#### WHAT TO WORK ON:
Line by line, repeat the data below exactly, beginning at the first line and ending at the line with "x = list(range(len(months)))". Omit pictures.

- - -

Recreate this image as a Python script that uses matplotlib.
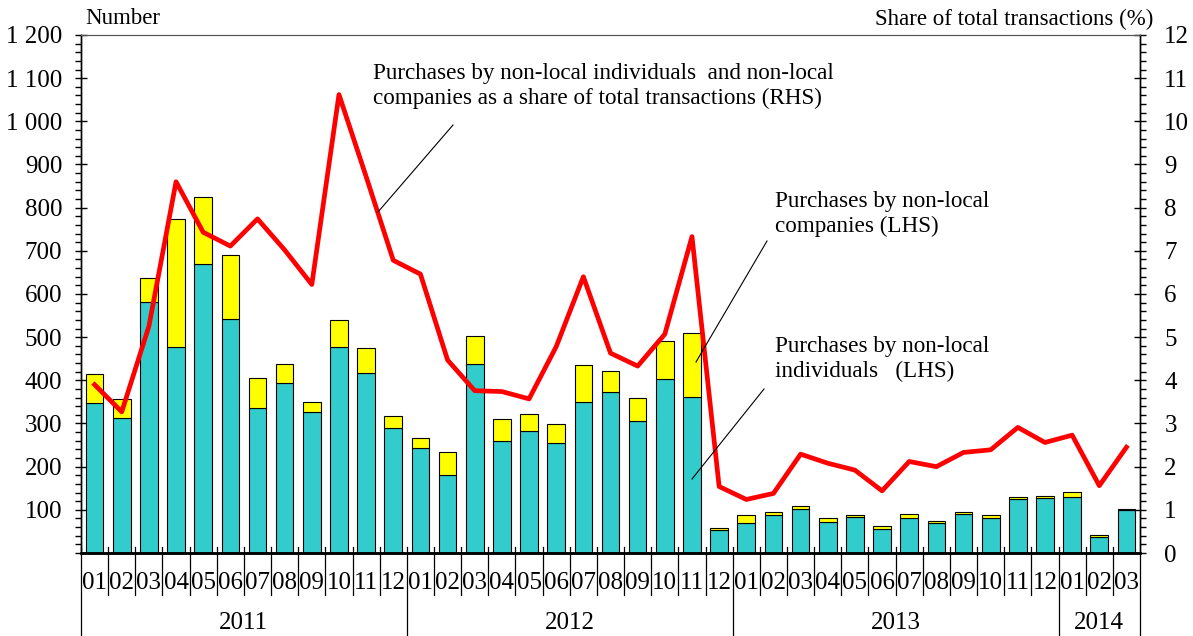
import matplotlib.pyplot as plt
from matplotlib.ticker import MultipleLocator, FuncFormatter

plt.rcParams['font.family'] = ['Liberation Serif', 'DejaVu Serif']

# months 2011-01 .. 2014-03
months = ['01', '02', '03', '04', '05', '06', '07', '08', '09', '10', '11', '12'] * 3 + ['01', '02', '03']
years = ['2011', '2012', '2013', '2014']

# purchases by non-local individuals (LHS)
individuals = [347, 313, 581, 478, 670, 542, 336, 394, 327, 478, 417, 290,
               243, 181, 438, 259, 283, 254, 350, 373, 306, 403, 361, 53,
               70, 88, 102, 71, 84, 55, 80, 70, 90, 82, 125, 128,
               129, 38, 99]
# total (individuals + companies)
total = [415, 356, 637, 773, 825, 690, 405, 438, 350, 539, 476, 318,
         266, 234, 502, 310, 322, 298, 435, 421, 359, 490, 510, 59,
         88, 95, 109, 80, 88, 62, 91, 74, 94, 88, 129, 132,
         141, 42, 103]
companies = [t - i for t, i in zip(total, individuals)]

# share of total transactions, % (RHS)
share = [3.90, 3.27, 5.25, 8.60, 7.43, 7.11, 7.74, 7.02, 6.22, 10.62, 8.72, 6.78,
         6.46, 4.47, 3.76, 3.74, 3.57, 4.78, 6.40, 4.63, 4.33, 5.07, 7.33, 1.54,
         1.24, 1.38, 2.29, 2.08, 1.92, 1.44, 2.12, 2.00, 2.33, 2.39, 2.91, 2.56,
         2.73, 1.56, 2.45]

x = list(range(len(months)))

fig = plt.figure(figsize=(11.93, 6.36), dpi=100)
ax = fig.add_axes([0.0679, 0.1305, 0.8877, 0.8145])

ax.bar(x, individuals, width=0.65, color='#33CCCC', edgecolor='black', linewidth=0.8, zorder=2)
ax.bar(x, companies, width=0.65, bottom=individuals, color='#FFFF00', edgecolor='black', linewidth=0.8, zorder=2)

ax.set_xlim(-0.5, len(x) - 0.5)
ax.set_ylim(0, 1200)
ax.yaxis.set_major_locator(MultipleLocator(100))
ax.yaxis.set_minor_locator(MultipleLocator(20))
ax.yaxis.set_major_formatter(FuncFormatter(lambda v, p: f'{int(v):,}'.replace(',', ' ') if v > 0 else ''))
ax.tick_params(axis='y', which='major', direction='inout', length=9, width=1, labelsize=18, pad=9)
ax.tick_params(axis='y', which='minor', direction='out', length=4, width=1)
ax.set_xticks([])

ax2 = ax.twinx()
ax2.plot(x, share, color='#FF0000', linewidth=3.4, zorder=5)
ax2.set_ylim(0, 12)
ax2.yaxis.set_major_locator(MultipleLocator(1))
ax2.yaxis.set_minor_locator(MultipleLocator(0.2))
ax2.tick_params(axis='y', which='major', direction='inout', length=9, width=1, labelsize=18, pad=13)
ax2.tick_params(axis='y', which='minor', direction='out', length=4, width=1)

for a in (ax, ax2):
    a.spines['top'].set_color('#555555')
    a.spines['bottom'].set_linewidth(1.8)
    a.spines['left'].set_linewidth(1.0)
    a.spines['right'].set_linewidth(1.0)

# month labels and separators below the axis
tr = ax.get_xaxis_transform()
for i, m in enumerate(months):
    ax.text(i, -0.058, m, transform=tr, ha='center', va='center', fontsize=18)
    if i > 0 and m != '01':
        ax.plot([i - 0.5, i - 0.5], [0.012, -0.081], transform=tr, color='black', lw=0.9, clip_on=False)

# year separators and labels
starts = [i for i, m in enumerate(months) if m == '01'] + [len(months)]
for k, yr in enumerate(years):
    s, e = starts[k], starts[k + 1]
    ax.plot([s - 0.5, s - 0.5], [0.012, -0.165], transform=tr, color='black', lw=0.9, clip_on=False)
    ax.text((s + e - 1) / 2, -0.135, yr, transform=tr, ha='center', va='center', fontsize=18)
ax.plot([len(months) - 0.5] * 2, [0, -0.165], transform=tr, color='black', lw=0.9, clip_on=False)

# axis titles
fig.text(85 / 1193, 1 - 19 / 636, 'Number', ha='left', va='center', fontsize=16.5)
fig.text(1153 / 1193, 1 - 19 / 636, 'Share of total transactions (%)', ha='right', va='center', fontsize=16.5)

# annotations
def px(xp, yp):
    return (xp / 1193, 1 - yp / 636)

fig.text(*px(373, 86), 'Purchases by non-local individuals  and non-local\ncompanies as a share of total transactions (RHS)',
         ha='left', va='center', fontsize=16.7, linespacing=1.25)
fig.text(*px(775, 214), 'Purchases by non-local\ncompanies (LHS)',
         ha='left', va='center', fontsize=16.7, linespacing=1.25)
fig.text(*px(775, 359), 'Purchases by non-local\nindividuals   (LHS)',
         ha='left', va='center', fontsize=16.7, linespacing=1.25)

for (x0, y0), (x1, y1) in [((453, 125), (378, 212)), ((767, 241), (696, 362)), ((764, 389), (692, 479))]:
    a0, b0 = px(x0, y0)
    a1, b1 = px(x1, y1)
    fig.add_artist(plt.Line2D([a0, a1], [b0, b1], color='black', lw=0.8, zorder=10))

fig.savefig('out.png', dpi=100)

- - -

#### RESPONSE TO THE TASK:
Recreate this image as a Python script that uses matplotlib.
import matplotlib.pyplot as plt
from matplotlib.ticker import MultipleLocator, FuncFormatter

plt.rcParams['font.family'] = ['Liberation Serif', 'DejaVu Serif']

# months 2011-01 .. 2014-03
months = ['01', '02', '03', '04', '05', '06', '07', '08', '09', '10', '11', '12'] * 3 + ['01', '02', '03']
years = ['2011', '2012', '2013', '2014']

# purchases by non-local individuals (LHS)
individuals = [347, 313, 581, 478, 670, 542, 336, 394, 327, 478, 417, 290,
               243, 181, 438, 259, 283, 254, 350, 373, 306, 403, 361, 53,
               70, 88, 102, 71, 84, 55, 80, 70, 90, 82, 125, 128,
               129, 38, 99]
# total (individuals + companies)
total = [415, 356, 637, 773, 825, 690, 405, 438, 350, 539, 476, 318,
         266, 234, 502, 310, 322, 298, 435, 421, 359, 490, 510, 59,
         88, 95, 109, 80, 88, 62, 91, 74, 94, 88, 129, 132,
         141, 42, 103]
companies = [t - i for t, i in zip(total, individuals)]

# share of total transactions, % (RHS)
share = [3.90, 3.27, 5.25, 8.60, 7.43, 7.11, 7.74, 7.02, 6.22, 10.62, 8.72, 6.78,
         6.46, 4.47, 3.76, 3.74, 3.57, 4.78, 6.40, 4.63, 4.33, 5.07, 7.33, 1.54,
         1.24, 1.38, 2.29, 2.08, 1.92, 1.44, 2.12, 2.00, 2.33, 2.39, 2.91, 2.56,
         2.73, 1.56, 2.45]

x = list(range(len(months)))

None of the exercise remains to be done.